Sarbanes-Oxley Act: Investor Protection and Corporate Accountability

An in-depth exploration of the Sarbanes-Oxley Act of 2002, focusing on its provisions designed to protect investors from fraudulent financial reporting by corporations.

The Sarbanes-Oxley Act (SOX) of 2002 is a United States federal law that was enacted in response to a number of high-profile corporate scandals, including those involving Enron and WorldCom. The primary aim of SOX is to enhance corporate governance and strengthen the accuracy and reliability of corporate disclosures to protect investors from fraudulent financial reporting.

Key Provisions of the Sarbanes-Oxley Act

Title I: Establishment of the Public Company Accounting Oversight Board (PCAOB)

This section established the PCAOB to oversee the audits of public companies to ensure that audit reports are informative, fair, and independent.

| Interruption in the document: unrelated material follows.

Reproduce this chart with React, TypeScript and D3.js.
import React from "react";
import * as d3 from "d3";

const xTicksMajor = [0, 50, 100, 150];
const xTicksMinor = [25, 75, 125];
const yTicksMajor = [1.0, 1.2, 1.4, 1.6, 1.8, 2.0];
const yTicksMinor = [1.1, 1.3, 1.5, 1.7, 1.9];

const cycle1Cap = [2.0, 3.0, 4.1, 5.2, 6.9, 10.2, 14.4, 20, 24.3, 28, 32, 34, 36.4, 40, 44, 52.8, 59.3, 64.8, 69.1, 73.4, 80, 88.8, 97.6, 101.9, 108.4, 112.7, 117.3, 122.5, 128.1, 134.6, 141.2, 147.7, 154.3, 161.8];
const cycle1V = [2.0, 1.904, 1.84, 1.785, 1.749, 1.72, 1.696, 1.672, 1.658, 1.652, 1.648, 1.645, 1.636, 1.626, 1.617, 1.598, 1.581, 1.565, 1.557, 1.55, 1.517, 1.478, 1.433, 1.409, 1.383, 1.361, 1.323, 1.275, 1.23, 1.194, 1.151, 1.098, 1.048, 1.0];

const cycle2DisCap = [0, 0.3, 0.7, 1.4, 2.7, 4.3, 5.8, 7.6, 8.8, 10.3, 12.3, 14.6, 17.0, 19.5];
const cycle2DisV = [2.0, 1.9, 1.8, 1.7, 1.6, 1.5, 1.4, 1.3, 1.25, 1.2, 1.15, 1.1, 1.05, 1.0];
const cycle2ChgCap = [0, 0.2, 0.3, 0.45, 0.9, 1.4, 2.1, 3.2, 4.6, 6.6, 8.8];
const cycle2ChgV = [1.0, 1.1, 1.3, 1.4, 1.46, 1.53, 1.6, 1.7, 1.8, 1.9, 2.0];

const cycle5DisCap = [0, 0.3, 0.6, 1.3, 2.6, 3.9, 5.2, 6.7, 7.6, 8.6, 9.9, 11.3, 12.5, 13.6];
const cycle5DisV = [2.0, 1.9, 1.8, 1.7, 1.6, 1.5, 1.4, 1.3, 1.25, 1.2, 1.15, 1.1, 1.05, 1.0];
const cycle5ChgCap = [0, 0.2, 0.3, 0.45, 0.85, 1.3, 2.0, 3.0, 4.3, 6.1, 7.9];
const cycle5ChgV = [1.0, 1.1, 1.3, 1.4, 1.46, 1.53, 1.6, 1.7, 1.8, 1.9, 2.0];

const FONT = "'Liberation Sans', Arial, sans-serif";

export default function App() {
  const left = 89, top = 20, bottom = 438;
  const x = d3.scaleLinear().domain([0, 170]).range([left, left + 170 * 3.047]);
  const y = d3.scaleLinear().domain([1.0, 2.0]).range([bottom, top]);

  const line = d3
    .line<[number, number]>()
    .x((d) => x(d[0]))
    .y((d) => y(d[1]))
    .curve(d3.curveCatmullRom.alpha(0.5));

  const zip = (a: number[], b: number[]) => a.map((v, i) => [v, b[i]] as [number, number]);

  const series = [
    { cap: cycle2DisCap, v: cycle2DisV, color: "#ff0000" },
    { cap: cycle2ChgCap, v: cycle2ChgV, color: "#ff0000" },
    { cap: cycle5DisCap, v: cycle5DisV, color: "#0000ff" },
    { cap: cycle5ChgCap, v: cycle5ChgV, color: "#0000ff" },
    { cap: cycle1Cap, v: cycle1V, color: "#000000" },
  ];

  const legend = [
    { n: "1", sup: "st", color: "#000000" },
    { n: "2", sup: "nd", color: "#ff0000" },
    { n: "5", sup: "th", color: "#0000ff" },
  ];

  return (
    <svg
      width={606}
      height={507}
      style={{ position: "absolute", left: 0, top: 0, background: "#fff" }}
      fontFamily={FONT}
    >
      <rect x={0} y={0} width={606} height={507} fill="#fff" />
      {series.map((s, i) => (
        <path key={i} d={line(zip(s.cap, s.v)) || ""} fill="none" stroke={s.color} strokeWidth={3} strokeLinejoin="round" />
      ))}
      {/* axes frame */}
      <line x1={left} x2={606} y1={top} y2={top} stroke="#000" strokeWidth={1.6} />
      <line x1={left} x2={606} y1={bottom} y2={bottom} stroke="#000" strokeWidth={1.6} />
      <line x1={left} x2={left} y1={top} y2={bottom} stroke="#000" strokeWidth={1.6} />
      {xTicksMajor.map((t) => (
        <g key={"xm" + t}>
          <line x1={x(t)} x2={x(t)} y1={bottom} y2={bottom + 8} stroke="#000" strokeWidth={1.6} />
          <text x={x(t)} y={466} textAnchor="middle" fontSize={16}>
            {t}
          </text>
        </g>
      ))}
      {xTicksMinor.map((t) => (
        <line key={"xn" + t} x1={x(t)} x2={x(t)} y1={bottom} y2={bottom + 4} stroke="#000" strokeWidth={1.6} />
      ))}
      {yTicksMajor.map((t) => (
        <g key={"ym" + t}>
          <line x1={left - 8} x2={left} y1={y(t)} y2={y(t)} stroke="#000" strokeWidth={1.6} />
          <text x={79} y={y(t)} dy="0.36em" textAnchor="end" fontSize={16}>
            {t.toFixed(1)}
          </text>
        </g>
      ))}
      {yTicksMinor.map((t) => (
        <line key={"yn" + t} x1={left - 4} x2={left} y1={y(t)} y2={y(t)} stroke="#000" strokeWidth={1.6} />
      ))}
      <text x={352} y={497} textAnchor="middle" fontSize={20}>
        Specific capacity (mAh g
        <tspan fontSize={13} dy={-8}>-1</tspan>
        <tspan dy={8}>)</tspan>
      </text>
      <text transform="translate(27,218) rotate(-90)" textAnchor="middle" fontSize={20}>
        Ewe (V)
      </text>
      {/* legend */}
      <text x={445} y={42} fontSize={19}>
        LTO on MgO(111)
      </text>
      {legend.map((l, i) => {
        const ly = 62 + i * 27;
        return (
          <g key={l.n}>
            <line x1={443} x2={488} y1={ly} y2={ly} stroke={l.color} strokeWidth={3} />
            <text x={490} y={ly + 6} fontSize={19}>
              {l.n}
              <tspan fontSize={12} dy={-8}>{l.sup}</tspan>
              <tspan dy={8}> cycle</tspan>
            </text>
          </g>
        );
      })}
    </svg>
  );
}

Title II: Auditor Independence

This title addresses the independence of external auditors by setting restrictions on the non-audit services that an auditor can provide to a client and by requiring that audit partners rotate off engagements every five years.

Title III: Corporate Responsibility

Specifically, section 302 mandates that senior corporate officers personally certify the accuracy of the financial statements and disclosures.

Title IV: Enhanced Financial Disclosures

Section 404 is particularly significant, requiring that companies include a report on internal control over financial reporting in their annual filings with the Securities and Exchange Commission (SEC).

Impact on Corporate Practices

Enhanced Internal Controls

The SOX Act has prompted companies to develop robust internal control systems to prevent and detect fraudulent activities.

Increased Accountability

By holding senior executives directly responsible for the accuracy of financial reports, the act makes it more difficult for upper management to claim ignorance of financial misconduct.

Auditor Independence

By creating stricter regulations around auditor independence, SOX helps prevent conflicts of interest that could compromise the integrity of financial audits.

Historical Context and Applicability

The need for SOX arose in the early 2000s when major corporate scandals undermined investor confidence. The act applies to all publicly traded companies in the United States and also affects foreign companies listed on U.S. stock exchanges.

Dodd-Frank Act

Another significant piece of legislation aimed at financial regulatory reform following SOX, focusing on enhancing financial stability and protecting consumers.

SEC Regulations

SOX works in conjunction with various Securities and Exchange Commission rules and regulations to ensure a comprehensive framework for financial reporting and corporate governance.

FAQs

What companies are affected by SOX?

SOX applies to publicly traded companies in the U.S., including foreign companies that are listed on U.S. stock exchanges.

What is the role of the PCAOB?

The PCAOB oversees the audits of public companies to ensure that audit reports are fair, informative, and independent, thereby enhancing the quality and credibility of financial reporting.

How does SOX affect smaller companies?

While compliance can be more challenging for smaller companies due to limited resources, the act still requires them to establish effective internal controls and procedures for financial reporting.

References

  • Sarbanes-Oxley Act of 2002. Public Law 107-204, 116 Stat. 745.
  • Securities and Exchange Commission (SEC). “Sarbanes-Oxley Act of 2002.”
  • Public Company Accounting Oversight Board (PCAOB).

Summary

The Sarbanes-Oxley Act of 2002 represents a critical regulatory measure to enhance corporate accountability and protect investors in the wake of major financial scandals. By establishing stringent requirements for financial reporting, internal controls, and auditor independence, SOX has played a vital role in restoring investor confidence and ensuring the integrity of financial markets.